(SHORT TASK): A single run of lines is to be printed exactly: starting at the line with "Reproduce this diagram with TikZ." and ending at the line with "(225,287) circle [radius=113];", both included. Leave the pictures out.

(RECORDS PROVIDED):
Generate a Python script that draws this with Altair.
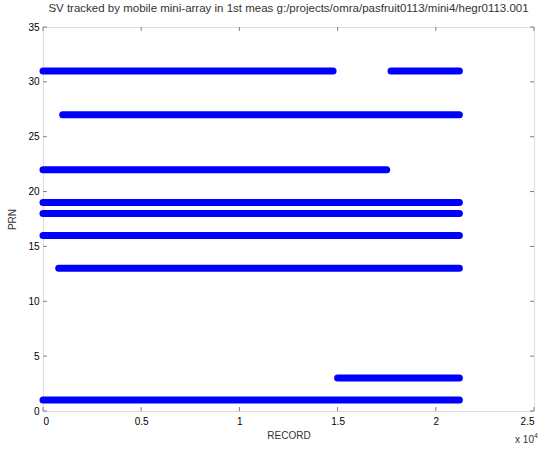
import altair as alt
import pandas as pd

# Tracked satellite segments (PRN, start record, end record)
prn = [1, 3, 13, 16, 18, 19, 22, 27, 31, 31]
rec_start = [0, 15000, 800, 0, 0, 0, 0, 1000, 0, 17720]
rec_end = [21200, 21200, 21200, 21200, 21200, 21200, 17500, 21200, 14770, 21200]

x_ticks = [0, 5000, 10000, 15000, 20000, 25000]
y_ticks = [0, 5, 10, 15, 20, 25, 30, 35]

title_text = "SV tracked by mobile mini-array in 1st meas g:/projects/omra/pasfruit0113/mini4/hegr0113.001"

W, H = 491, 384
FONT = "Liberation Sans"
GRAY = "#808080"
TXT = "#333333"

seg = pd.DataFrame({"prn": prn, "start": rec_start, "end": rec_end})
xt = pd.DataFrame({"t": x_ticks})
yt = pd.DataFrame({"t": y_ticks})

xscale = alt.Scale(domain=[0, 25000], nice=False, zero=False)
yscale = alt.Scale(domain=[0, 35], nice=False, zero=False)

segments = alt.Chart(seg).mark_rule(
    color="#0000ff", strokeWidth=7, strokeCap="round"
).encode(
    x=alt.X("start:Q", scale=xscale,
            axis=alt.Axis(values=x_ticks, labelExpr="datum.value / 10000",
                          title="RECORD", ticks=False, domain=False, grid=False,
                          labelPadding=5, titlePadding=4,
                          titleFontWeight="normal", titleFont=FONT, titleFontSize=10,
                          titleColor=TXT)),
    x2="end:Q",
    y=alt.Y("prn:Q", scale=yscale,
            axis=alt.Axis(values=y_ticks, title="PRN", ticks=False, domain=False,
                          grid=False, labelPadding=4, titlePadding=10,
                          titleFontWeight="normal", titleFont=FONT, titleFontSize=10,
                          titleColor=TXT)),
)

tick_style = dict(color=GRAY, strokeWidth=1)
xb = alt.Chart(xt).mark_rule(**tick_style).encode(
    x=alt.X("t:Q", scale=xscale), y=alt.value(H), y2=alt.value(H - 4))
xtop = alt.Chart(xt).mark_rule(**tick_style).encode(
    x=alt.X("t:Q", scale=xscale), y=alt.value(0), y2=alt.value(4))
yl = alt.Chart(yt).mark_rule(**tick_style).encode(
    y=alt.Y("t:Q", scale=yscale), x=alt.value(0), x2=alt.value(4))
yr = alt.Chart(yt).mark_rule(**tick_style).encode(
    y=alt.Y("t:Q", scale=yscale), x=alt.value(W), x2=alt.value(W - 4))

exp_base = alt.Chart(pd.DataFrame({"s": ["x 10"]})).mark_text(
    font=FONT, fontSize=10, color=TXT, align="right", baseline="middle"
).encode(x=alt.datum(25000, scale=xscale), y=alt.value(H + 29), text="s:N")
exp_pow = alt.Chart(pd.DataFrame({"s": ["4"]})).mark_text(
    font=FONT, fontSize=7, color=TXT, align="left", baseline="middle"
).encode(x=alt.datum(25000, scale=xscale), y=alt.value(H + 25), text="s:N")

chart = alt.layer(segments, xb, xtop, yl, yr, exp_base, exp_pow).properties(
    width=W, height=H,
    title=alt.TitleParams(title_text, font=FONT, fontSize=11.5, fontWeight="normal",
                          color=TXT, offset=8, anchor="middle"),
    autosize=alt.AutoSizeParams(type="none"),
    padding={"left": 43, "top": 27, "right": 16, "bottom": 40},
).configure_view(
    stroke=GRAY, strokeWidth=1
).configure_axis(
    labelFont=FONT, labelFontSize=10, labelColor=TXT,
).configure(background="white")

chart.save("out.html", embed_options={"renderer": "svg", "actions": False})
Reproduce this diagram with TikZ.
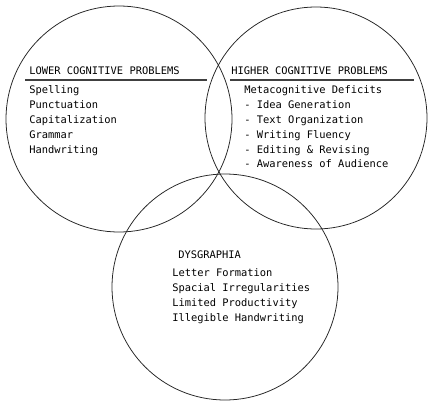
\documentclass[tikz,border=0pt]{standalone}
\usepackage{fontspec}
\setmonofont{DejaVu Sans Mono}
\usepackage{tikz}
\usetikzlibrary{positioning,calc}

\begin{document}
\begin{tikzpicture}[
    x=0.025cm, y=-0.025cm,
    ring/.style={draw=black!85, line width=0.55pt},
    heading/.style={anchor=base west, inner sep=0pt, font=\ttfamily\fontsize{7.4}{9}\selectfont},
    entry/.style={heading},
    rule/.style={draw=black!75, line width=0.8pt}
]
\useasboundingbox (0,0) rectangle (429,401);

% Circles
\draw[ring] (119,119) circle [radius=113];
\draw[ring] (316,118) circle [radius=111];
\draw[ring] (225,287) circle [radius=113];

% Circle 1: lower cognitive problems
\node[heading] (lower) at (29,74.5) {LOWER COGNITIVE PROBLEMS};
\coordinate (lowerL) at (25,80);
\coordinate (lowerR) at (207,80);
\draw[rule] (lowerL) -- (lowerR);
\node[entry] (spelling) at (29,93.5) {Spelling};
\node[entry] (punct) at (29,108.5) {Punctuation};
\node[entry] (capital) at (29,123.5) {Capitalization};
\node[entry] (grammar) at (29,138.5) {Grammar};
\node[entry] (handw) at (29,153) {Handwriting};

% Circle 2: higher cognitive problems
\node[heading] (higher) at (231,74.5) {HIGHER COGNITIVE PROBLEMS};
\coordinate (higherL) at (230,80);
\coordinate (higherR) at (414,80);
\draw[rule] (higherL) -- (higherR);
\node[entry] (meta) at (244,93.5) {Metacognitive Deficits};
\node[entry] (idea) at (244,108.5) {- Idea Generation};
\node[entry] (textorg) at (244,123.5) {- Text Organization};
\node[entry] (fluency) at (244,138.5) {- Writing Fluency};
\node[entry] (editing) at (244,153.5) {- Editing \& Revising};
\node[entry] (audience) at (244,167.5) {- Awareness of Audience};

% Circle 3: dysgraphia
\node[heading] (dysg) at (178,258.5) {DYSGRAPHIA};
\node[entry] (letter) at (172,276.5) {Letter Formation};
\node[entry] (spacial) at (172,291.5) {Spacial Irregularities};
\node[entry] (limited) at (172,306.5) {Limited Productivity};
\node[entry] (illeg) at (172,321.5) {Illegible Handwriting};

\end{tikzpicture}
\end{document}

(OUTPUT FOR THIS TASK):
Reproduce this diagram with TikZ.
\documentclass[tikz,border=0pt]{standalone}
\usepackage{fontspec}
\setmonofont{DejaVu Sans Mono}
\usepackage{tikz}
\usetikzlibrary{positioning,calc}

\begin{document}
\begin{tikzpicture}[
    x=0.025cm, y=-0.025cm,
    ring/.style={draw=black!85, line width=0.55pt},
    heading/.style={anchor=base west, inner sep=0pt, font=\ttfamily\fontsize{7.4}{9}\selectfont},
    entry/.style={heading},
    rule/.style={draw=black!75, line width=0.8pt}
]
\useasboundingbox (0,0) rectangle (429,401);

% Circles
\draw[ring] (119,119) circle [radius=113];
\draw[ring] (316,118) circle [radius=111];
\draw[ring] (225,287) circle [radius=113];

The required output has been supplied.